PROBLEM TO SOLVE:
Without changing a character, return the entries, but not the images they hold.

* start *

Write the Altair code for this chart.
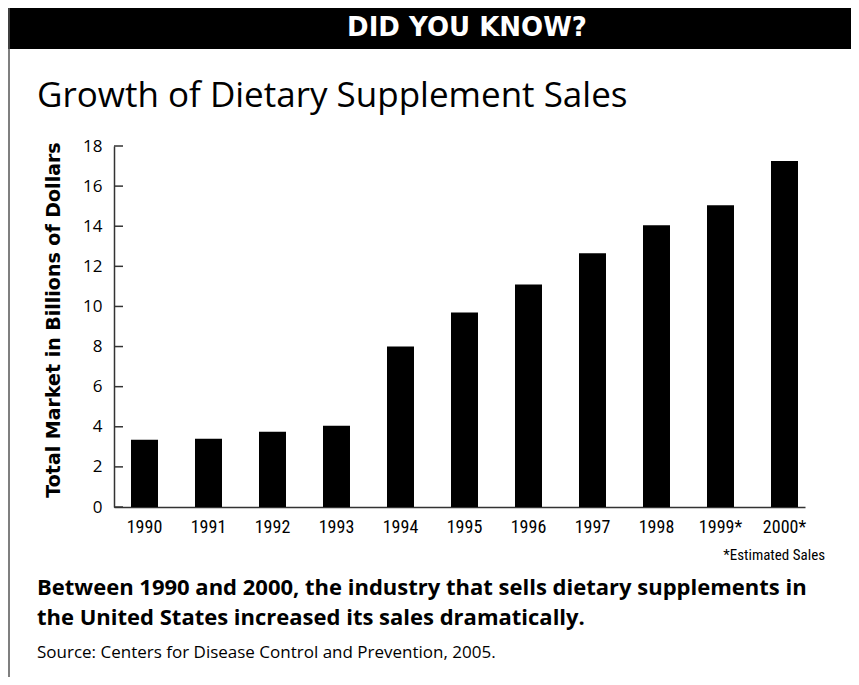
import altair as alt
import pandas as pd

# ---- data ----
years = ["1990", "1991", "1992", "1993", "1994", "1995", "1996", "1997", "1998", "1999*", "2000*"]
sales = [3.35, 3.4, 3.75, 4.05, 8.0, 9.7, 11.1, 12.65, 14.05, 15.05, 17.25]
y_ticks = [0, 2, 4, 6, 8, 10, 12, 14, 16, 18]

header_text = "DID YOU KNOW?"
title_text = "Growth of Dietary Supplement Sales"
y_title = "Total Market in Billions of Dollars"
note_text = "*Estimated Sales"
caption_lines = [
    "Between 1990 and 2000, the industry that sells dietary supplements in",
    "the United States increased its sales dramatically.",
]
source_text = "Source: Centers for Disease Control and Prevention, 2005."

df = pd.DataFrame({"year": years, "sales": sales})
ticks_df = pd.DataFrame({"sales": y_ticks})
one = alt.Data(values=[{}])

COND = "Roboto Condensed, Liberation Sans Narrow, Lato"
SANS = "Open Sans"

yscale = alt.Scale(domain=[0, 18], nice=False)
y_axis = alt.Axis(
    title=None, values=y_ticks, ticks=False, tickSize=0, grid=False,
    domainColor="#333333", domainWidth=1.5,
    labelFont=SANS, labelFontSize=17, labelPadding=12, labelColor="black",
)

bars = alt.Chart(df).mark_bar(color="black").encode(
    x=alt.X(
        "year:N",
        sort=years,
        scale=alt.Scale(paddingInner=0.578125, paddingOuter=0.1875, align=0.7083),
        axis=alt.Axis(
            title=None, labelAngle=0, tickSize=0, ticks=False,
            domainColor="#333333", domainWidth=1.5,
            labelFont=COND, labelFontSize=18, labelPadding=11, labelColor="black",
        ),
    ),
    y=alt.Y("sales:Q", scale=yscale, axis=y_axis),
)

tick_rules = alt.Chart(ticks_df).mark_rule(color="#333333", strokeWidth=1.5).encode(
    y=alt.Y("sales:Q", scale=yscale, axis=y_axis),
    x=alt.value(0),
    x2=alt.value(9),
)

header_bar = alt.Chart(one).mark_rect(color="black").encode(
    x=alt.value(-110), x2=alt.value(750), y=alt.value(-140), y2=alt.value(-97)
)
left_border = alt.Chart(one).mark_rule(color="#555555", strokeWidth=1.5).encode(
    x=alt.value(-105), y=alt.value(-140), y2=alt.value(540)
)
header = alt.Chart(one).mark_text(
    align="center", baseline="middle", font="DejaVu Sans", fontSize=26,
    fontWeight="bold", color="white",
).encode(x=alt.value(353), y=alt.value(-118), text=alt.value(header_text))

title = alt.Chart(one).mark_text(
    align="left", baseline="alphabetic", font=SANS, fontSize=35, color="black",
).encode(x=alt.value(-77), y=alt.value(-39), text=alt.value(title_text))

ytitle = alt.Chart(one).mark_text(
    align="center", baseline="middle", angle=270, font="DejaVu Sans", fontSize=19,
    fontWeight="bold", color="black",
).encode(x=alt.value(-60), y=alt.value(174), text=alt.value(y_title))

note = alt.Chart(one).mark_text(
    align="right", baseline="middle", font=COND, fontSize=15, color="black",
).encode(x=alt.value(711), y=alt.value(409), text=alt.value(note_text))

caption1 = alt.Chart(one).mark_text(
    align="left", baseline="middle", font=SANS, fontSize=22, fontWeight="bold",
    color="black",
).encode(x=alt.value(-77), y=alt.value(442), text=alt.value(caption_lines[0]))

caption2 = alt.Chart(one).mark_text(
    align="left", baseline="middle", font=SANS, fontSize=22, fontWeight="bold",
    color="black",
).encode(x=alt.value(-77), y=alt.value(472), text=alt.value(caption_lines[1]))

source = alt.Chart(one).mark_text(
    align="left", baseline="middle", font=SANS, fontSize=17, color="black",
).encode(x=alt.value(-77), y=alt.value(507), text=alt.value(source_text))

chart = alt.layer(
    header_bar, left_border, header, title, ytitle, bars, tick_rules, note,
    caption1, caption2, source
).properties(
    width=691,
    height=361,
    autosize=alt.AutoSizeParams(type="none"),
    padding={"left": 106, "top": 138, "right": 46, "bottom": 170},
).configure_view(stroke=None)

chart.save("out.html", embed_options={"renderer": "svg", "actions": False})
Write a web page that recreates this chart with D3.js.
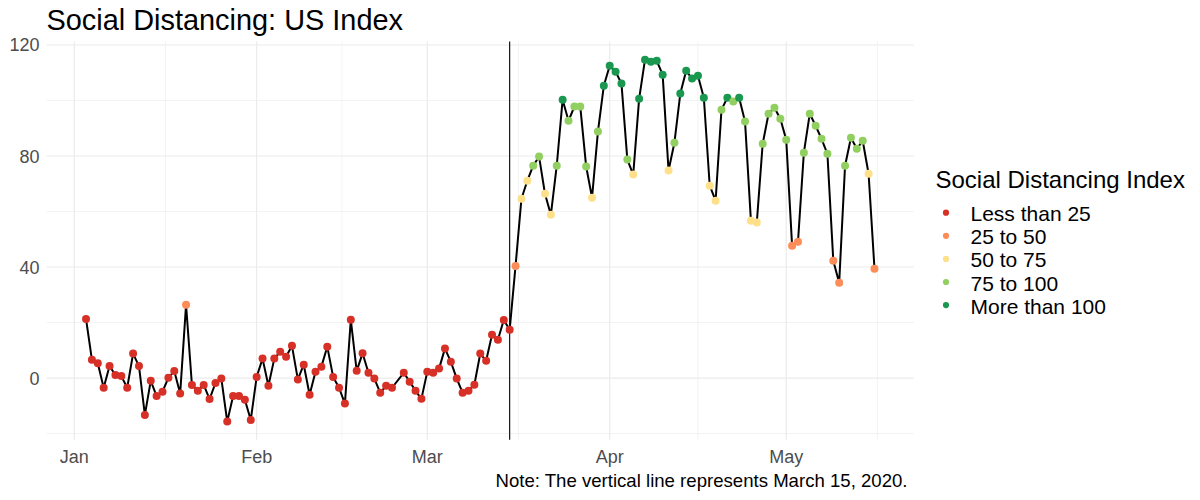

* end *

SOLUTION FOR THIS EXERCISE:
Write the Altair code for this chart.
import altair as alt
import pandas as pd

# ---- data ----
years = ["1990", "1991", "1992", "1993", "1994", "1995", "1996", "1997", "1998", "1999*", "2000*"]
sales = [3.35, 3.4, 3.75, 4.05, 8.0, 9.7, 11.1, 12.65, 14.05, 15.05, 17.25]
y_ticks = [0, 2, 4, 6, 8, 10, 12, 14, 16, 18]

header_text = "DID YOU KNOW?"
title_text = "Growth of Dietary Supplement Sales"
y_title = "Total Market in Billions of Dollars"
note_text = "*Estimated Sales"
caption_lines = [
    "Between 1990 and 2000, the industry that sells dietary supplements in",
    "the United States increased its sales dramatically.",
]
source_text = "Source: Centers for Disease Control and Prevention, 2005."

df = pd.DataFrame({"year": years, "sales": sales})
ticks_df = pd.DataFrame({"sales": y_ticks})
one = alt.Data(values=[{}])

COND = "Roboto Condensed, Liberation Sans Narrow, Lato"
SANS = "Open Sans"

yscale = alt.Scale(domain=[0, 18], nice=False)
y_axis = alt.Axis(
    title=None, values=y_ticks, ticks=False, tickSize=0, grid=False,
    domainColor="#333333", domainWidth=1.5,
    labelFont=SANS, labelFontSize=17, labelPadding=12, labelColor="black",
)

bars = alt.Chart(df).mark_bar(color="black").encode(
    x=alt.X(
        "year:N",
        sort=years,
        scale=alt.Scale(paddingInner=0.578125, paddingOuter=0.1875, align=0.7083),
        axis=alt.Axis(
            title=None, labelAngle=0, tickSize=0, ticks=False,
            domainColor="#333333", domainWidth=1.5,
            labelFont=COND, labelFontSize=18, labelPadding=11, labelColor="black",
        ),
    ),
    y=alt.Y("sales:Q", scale=yscale, axis=y_axis),
)

tick_rules = alt.Chart(ticks_df).mark_rule(color="#333333", strokeWidth=1.5).encode(
    y=alt.Y("sales:Q", scale=yscale, axis=y_axis),
    x=alt.value(0),
    x2=alt.value(9),
)

header_bar = alt.Chart(one).mark_rect(color="black").encode(
    x=alt.value(-110), x2=alt.value(750), y=alt.value(-140), y2=alt.value(-97)
)
left_border = alt.Chart(one).mark_rule(color="#555555", strokeWidth=1.5).encode(
    x=alt.value(-105), y=alt.value(-140), y2=alt.value(540)
)
header = alt.Chart(one).mark_text(
    align="center", baseline="middle", font="DejaVu Sans", fontSize=26,
    fontWeight="bold", color="white",
).encode(x=alt.value(353), y=alt.value(-118), text=alt.value(header_text))

title = alt.Chart(one).mark_text(
    align="left", baseline="alphabetic", font=SANS, fontSize=35, color="black",
).encode(x=alt.value(-77), y=alt.value(-39), text=alt.value(title_text))

ytitle = alt.Chart(one).mark_text(
    align="center", baseline="middle", angle=270, font="DejaVu Sans", fontSize=19,
    fontWeight="bold", color="black",
).encode(x=alt.value(-60), y=alt.value(174), text=alt.value(y_title))

note = alt.Chart(one).mark_text(
    align="right", baseline="middle", font=COND, fontSize=15, color="black",
).encode(x=alt.value(711), y=alt.value(409), text=alt.value(note_text))

caption1 = alt.Chart(one).mark_text(
    align="left", baseline="middle", font=SANS, fontSize=22, fontWeight="bold",
    color="black",
).encode(x=alt.value(-77), y=alt.value(442), text=alt.value(caption_lines[0]))

caption2 = alt.Chart(one).mark_text(
    align="left", baseline="middle", font=SANS, fontSize=22, fontWeight="bold",
    color="black",
).encode(x=alt.value(-77), y=alt.value(472), text=alt.value(caption_lines[1]))

source = alt.Chart(one).mark_text(
    align="left", baseline="middle", font=SANS, fontSize=17, color="black",
).encode(x=alt.value(-77), y=alt.value(507), text=alt.value(source_text))

chart = alt.layer(
    header_bar, left_border, header, title, ytitle, bars, tick_rules, note,
    caption1, caption2, source
).properties(
    width=691,
    height=361,
    autosize=alt.AutoSizeParams(type="none"),
    padding={"left": 106, "top": 138, "right": 46, "bottom": 170},
).configure_view(stroke=None)

chart.save("out.html", embed_options={"renderer": "svg", "actions": False})
Write a web page that recreates this chart with D3.js.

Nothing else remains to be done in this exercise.